Этот разговор на кухне происходил вечером третьего дня после начала расчетов, кроме того, пришлось параллельно заниматься разработкой проверки шамана в перьях, потому что если он действительно Эрсай — это тоже вариант что-то изменить, или хотя бы узнать планы Ари. Который, кстати, снова куда-то улетел в компании Веты, и на связь не выходил.
— Интересно, где его носит, — ворчал Скрипач. — Блин, как же хочется взять его за грудки, хорошенько встряхнуть, и спросить — что, блин, происходит, что ты делаешь, зачем, и что будет в итоге?
— Ага, встряхнул один такой, — говорила в ответ Лийга. — Как же, дожидайся, скажет он тебе что-то. Но, если серьезно, встретиться с ним надо. Обязательно. В моем присутствии.
— Зачем? — нахмурился Скрипач.
— Хочу кое-что посмотреть, — ушла от прямого ответа Лийга. — У меня есть несколько предположений, и мне нужно их подтвердить, либо опровергнуть. Вообще, как мне кажется, у него должны быть какие-то слабые места, нужно их поискать.
— А смысл? — спросил Скрипач.
— Нужно хвататься за любую возможность, — объяснила Лийга. — Что угодно.

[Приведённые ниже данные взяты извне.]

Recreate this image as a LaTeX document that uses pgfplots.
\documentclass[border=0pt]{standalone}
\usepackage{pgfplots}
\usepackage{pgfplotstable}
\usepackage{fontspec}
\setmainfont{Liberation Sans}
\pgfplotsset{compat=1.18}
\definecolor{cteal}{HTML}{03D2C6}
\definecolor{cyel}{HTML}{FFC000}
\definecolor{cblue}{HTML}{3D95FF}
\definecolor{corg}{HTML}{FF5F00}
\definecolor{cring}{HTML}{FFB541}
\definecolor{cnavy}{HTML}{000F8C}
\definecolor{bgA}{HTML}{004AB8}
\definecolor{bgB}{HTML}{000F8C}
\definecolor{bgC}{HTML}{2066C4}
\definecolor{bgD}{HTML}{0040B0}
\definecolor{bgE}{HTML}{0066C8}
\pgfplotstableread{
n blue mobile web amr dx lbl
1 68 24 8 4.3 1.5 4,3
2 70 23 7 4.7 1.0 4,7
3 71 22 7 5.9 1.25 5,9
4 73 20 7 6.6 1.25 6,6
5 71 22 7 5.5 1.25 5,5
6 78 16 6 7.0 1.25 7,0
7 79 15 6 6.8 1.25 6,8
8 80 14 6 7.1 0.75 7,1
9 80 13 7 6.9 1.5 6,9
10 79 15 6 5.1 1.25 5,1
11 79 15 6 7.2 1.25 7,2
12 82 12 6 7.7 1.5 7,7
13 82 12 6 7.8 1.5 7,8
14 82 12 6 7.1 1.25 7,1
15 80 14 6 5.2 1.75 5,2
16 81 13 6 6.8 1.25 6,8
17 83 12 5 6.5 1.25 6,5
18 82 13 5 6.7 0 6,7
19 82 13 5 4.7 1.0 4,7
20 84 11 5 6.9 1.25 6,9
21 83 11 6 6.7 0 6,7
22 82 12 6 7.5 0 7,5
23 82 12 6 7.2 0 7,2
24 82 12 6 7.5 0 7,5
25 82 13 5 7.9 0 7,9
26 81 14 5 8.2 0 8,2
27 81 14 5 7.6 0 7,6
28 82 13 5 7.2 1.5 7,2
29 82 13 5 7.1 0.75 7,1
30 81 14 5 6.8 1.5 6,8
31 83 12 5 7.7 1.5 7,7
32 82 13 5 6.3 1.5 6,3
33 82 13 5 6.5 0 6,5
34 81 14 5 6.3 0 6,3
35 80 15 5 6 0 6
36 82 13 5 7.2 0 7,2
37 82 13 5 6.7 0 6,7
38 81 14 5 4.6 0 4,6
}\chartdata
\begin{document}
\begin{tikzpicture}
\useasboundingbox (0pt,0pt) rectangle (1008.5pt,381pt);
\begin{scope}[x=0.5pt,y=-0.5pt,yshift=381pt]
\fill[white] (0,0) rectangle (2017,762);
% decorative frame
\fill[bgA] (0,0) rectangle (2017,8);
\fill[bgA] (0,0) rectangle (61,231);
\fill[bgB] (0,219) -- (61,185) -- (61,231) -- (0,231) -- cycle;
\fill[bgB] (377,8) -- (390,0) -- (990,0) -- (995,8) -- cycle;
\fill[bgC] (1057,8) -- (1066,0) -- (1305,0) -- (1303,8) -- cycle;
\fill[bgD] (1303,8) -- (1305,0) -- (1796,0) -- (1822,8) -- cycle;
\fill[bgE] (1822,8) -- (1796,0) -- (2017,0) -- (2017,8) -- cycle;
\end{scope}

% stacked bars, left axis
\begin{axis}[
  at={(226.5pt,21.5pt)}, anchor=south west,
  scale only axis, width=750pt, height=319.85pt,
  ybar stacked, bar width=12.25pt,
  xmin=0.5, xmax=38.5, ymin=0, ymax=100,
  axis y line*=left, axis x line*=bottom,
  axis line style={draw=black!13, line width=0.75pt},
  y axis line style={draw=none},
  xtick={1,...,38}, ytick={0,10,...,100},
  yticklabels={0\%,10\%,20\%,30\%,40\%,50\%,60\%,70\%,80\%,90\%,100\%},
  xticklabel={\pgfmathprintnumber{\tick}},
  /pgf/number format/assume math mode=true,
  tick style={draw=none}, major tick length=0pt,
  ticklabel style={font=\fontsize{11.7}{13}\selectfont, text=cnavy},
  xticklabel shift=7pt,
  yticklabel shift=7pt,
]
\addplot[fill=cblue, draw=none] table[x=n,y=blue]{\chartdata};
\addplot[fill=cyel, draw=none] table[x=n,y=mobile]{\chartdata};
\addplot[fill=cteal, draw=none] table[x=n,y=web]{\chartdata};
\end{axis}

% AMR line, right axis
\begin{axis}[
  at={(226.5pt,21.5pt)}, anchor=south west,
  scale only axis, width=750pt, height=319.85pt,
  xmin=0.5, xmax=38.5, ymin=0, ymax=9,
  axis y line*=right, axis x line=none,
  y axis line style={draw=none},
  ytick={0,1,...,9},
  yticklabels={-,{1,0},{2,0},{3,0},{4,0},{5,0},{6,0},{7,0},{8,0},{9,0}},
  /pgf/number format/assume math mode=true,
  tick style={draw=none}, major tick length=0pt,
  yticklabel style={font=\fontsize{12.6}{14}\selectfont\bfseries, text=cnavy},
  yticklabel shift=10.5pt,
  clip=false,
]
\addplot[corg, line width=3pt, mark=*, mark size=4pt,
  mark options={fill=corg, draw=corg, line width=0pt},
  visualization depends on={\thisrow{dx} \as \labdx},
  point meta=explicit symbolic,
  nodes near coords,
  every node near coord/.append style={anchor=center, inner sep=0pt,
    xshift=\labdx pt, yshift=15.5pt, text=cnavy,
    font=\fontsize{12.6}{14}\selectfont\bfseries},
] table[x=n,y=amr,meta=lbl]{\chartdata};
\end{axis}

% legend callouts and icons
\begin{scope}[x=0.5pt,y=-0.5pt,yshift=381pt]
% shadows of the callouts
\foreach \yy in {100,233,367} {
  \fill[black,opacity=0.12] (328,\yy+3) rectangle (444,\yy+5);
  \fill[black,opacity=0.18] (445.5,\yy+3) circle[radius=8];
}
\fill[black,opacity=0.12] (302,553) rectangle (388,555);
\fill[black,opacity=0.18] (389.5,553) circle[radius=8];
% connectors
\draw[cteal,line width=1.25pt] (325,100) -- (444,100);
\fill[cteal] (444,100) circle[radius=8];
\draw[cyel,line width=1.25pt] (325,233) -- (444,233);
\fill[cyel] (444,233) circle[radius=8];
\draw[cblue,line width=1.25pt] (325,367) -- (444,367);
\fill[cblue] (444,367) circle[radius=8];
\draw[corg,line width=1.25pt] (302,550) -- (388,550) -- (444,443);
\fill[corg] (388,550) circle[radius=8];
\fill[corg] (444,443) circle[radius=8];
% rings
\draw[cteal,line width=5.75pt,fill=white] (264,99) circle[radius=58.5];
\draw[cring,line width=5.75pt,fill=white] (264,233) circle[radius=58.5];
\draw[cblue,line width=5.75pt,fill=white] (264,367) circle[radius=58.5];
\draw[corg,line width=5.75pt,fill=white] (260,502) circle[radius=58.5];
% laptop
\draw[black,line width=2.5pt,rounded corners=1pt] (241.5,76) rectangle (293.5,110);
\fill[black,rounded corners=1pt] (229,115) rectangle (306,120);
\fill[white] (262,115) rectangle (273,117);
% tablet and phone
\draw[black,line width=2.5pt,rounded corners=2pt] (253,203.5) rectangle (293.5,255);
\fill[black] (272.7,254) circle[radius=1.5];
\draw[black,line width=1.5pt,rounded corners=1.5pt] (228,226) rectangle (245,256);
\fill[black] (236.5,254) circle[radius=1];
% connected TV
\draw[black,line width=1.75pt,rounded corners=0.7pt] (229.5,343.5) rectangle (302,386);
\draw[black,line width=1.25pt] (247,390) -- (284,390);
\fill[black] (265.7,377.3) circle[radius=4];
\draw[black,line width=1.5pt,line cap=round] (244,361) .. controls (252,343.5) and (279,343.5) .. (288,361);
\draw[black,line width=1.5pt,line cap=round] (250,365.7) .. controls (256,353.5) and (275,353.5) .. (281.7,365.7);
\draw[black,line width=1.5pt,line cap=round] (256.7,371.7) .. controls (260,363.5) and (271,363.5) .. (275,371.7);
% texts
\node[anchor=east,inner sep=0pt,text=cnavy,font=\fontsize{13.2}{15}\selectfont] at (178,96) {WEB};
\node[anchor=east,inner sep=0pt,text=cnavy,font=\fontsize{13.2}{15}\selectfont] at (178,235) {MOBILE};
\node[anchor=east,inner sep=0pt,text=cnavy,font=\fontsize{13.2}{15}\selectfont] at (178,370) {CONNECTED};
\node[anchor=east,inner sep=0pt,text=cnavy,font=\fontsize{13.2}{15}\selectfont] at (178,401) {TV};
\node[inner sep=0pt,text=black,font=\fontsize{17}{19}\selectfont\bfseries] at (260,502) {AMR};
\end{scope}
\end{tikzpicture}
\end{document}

— Если честно, я даже не знаю, зачем мы это всё делаем, — признался Ит. — Потому что у нас на самом деле даже нет конкретной задачи. Цели нет, понимаете? Это не борьба добра со злом, потому что мы не добро, а он не зло, согласитесь. В сигнатуре Стрелка добра и зла вообще не существует, разве что эпизодически, не более того. Он не злой и не добрый, Стрелок. Он — как двигатель в машине. Сел в машину, а дальше уже по обстоятельствам. Можно ехать за город, нюхать цветочки, а можно сбивать бродячих собак, для развлечения.